Janmashtami, also known as Gokulashtami, is one of the most vibrant and culturally significant festivals celebrated in India. It typically falls in August or September and marks the joyous occasion of Lord Krishna's birth. Lord Krishna is one of the most revered deities in the Hindu pantheon and is considered the eighth incarnation of Lord Vishnu. The celebrations surrounding Janmashtami are characterised by elaborate decorations, animated rituals, fervent prayer sessions, and a unique practice known as "dahi handi," where participants form human pyramids to reach and break an earthen pot filled with curd, symbolising a legendary episode from Krishna's childhood.
This year marks the 5250th commemoration of Lord Krishna's birth.
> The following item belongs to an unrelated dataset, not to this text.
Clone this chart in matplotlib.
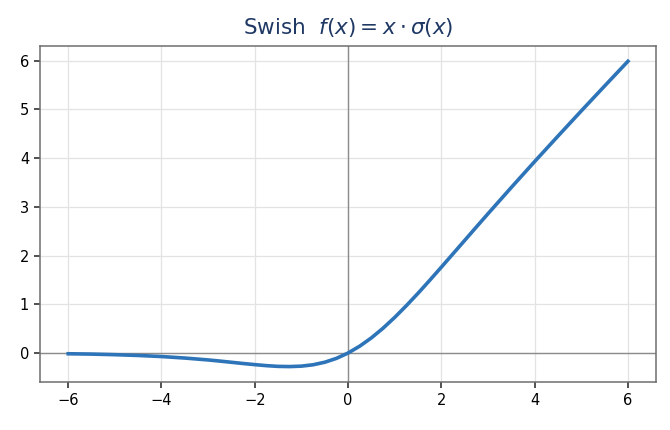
import matplotlib
matplotlib.use("Agg")
import matplotlib.pyplot as plt

# points
x_vals = [-6, -5.5, -5, -4.5, -4, -3.5, -3, -2.75, -2.5, -2.25, -2, -1.75, -1.5, -1.25,
          -1, -0.75, -0.5, -0.25, 0, 0.25, 0.5, 0.75, 1, 1.25, 1.5, 1.75, 2, 2.25,
          2.5, 2.75, 3, 3.5, 4, 4.5, 5, 5.5, 6]
y_vals = [-0.015, -0.022, -0.034, -0.050, -0.072, -0.103, -0.142, -0.165, -0.190, -0.215,
          -0.238, -0.259, -0.274, -0.278, -0.269, -0.241, -0.189, -0.110, 0.0, 0.141,
          0.311, 0.509, 0.731, 0.972, 1.226, 1.491, 1.762, 2.036, 2.310, 2.585, 2.858,
          3.397, 3.928, 4.450, 4.967, 5.478, 5.985]
x_ticks = [-6, -4, -2, 0, 2, 4, 6]
y_ticks = [0, 1, 2, 3, 4, 5, 6]

fig = plt.figure(figsize=(6.7, 4.3), dpi=100)
ax = fig.add_axes([0.06, 0.112, 0.919, 0.781])

ax.axhline(0, color='#8c8c8c', lw=1.0, zorder=1)
ax.axvline(0, color='#8c8c8c', lw=1.0, zorder=1)
ax.plot(x_vals, y_vals, color='#2e74b8', lw=2.6, zorder=3)

ax.set_xticks(x_ticks)
ax.set_yticks(y_ticks)
ax.grid(True, color='#e3e3e3', lw=0.9, zorder=0)
ax.set_axisbelow(True)
for s in ax.spines.values():
    s.set_color('#6e6e6e')
    s.set_linewidth(1.1)
ax.tick_params(labelsize=10.5, length=4.5, width=1.1, color='#222222')

ax.set_title(r'Swish  $f(x) = x \cdot \sigma(x)$', fontsize=15.5, color='#1f3864', pad=9)

fig.savefig('out.png', dpi=100)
Krishna Janmashtami will occur on Wednesday, September 6, followed by dahi handi celebrations on Thursday, September 7.
If you wish to immerse yourself in the vibrant tapestry of Hindu culture during Janmashtami 2023, here are 6 places in India to witness the celebrations and make the most of your vacation.
Places To Visit During Janmashtami 2023
Mathura, known as the birthplace of Lord Krishna, is a prominent destination for Janmashtami celebrations. The city comes alive with enthusiasm during this festival. The festivities in Mathura are divided into two parts: Jhulanotsav and Ghatas. Jhulanotsav involves setting up swings in homes for Krishna idols, bathing the idols with milk, curd, honey, and ghee during the Abhishek ceremony, and placing them on swings for celebration. Ghatas involves the decoration of all the temples in the city with a uniform color scheme and various puja rituals to mark the moment of Krishna's birth. Mathura boasts some of the most renowned Krishna temples in the world, including the Bankey Bihari Temple, Dwarkadhish Temple, Krishna Janmabhoomi Mandir, and the ISKCON Temple. You can also enjoy the Raas Leela, a dance drama performance that depicts various phases of Krishna's life.
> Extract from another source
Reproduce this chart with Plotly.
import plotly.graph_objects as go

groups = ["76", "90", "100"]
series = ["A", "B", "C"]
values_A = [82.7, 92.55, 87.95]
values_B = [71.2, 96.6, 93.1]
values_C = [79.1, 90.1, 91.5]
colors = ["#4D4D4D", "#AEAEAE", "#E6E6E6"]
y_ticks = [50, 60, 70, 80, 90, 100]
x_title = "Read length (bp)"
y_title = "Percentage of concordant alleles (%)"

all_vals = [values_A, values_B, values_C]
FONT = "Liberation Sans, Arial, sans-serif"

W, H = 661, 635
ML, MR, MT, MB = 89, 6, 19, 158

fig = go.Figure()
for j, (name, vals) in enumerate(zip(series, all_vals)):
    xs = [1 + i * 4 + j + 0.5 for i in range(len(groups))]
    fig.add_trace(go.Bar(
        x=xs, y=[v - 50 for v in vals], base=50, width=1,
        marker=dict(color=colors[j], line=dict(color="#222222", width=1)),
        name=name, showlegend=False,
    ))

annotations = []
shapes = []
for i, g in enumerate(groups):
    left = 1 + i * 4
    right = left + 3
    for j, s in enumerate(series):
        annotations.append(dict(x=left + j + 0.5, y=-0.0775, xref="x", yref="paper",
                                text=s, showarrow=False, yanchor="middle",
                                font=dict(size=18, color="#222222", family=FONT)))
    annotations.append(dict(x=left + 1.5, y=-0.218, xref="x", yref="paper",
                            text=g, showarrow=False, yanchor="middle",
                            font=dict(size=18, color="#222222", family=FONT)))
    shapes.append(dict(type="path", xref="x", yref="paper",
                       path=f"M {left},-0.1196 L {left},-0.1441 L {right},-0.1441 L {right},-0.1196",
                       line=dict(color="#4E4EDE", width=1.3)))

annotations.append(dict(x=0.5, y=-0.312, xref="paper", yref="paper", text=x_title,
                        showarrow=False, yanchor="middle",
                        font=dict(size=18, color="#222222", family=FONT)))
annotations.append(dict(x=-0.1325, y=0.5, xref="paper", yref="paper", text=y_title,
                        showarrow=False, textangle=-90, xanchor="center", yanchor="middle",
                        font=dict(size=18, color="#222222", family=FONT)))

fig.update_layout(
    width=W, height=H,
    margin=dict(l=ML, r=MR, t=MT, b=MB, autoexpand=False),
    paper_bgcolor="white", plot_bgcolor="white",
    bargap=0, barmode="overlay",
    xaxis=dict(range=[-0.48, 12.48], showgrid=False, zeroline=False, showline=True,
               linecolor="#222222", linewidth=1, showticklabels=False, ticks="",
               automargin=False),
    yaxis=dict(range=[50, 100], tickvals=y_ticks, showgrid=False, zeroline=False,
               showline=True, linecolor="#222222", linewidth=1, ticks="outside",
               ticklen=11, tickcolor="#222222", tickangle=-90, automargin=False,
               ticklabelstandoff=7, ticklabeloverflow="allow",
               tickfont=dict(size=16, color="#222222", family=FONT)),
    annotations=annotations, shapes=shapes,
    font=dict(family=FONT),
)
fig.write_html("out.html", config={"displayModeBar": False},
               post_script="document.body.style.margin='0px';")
Vrindavan, located around 15 km from Mathura, is another significant place associated with Lord Krishna. It is believed to be where Krishna grew up and performed his famous raas leela with Radha and the gopis. Janmashtami celebrations in Vrindavan begin ten days before Krishna's birthday. Like Mathura, raas leelas are performed all over Vrindavan, and temples are adorned with colourful decorations. The Govind Dev temple in Vrindavan is one of the oldest shrines in India and a must-visit for Krishna devotees. Nidhi Van, a sacred Krishna temple amid a dense forest, is another place of interest. Vrindavan is home to over 4000 temples, including Ranganathji Temple, Radharaman Temple, and the ISKCON Temple, all of which enthusiastically celebrate Janmashtami.
Gokul was where Krishna was taken immediately after his birth in Mathura. Krishna grew up here under the care of his adopted parents, Yashodha and Nanda, making it an essential place associated with his childhood. Janmashtami, also known as Gokulashtami here, is celebrated one day after the rest of the country. Gokul residents celebrate Dadhikana or Nandotsava, during which people drench each other with curd and turmeric to celebrate their joy. Prominent temples in Gokul include the Radha Raman temple and Radha Damhodar, where Janmashtami celebrations feature rituals, chanting of mantras, and the bathing of the Krishna idol with curd, buttermilk, and nectar.
Dwarka is a city with great religious significance. It was Krishna's kingdom for around five thousand years after he left Mathura. Janmashtami celebrations in Dwarka are famous and attract devotees from all over India. During Shravana, the Aboti Brahmins of Dwarka perform daily Janmashtami pooja called "nitya kram." The celebrations include "mangla aarti," rituals at temples, bhajans, garba events, and raas dances. The five-story Dwarkadish temple is a prominent attraction, with its stunning architecture, 60 carved columns, and a spire that towers above the city. The Rukmini temple, dedicated to Krishna's wife Rukmini, is another place worth visiting.
Mumbai, known for its bustling nightlife, Bollywood, and cosmopolitan culture, also celebrates Janmashtami with grandeur. The city is home to an active "dahi handi" culture, where various groups called Govinda mandals participate in events held throughout the city. This tradition involves forming human pyramids to reach and break an earthen pot tied high in the air. Mumbai's dahi handi celebrations have become a significant business affair involving sponsors, politicians, and tourists. Some of the best dahi handi celebrations occur in Worli, Thane, and Jogeshwari areas.
Udupi, a city in Karnataka, is famous for its Krishna temple and its unique Udupi cuisine. The Sri Krishna Mutt in Udupi is believed to have been formed after Dwarka submerged underwater. Janmashtami is celebrated in Udupi with great artistic and cultural finesse. Street performers showcase versions of the famous raas leela through folk singing, dancing, and skits. Local meals like "kottige" or "gunda," which are idlis steamed in jackfruit leaves, are prepared during Janmashtami. Clay idols of baby Krishna are taken around the city in a procession accompanied by devotees.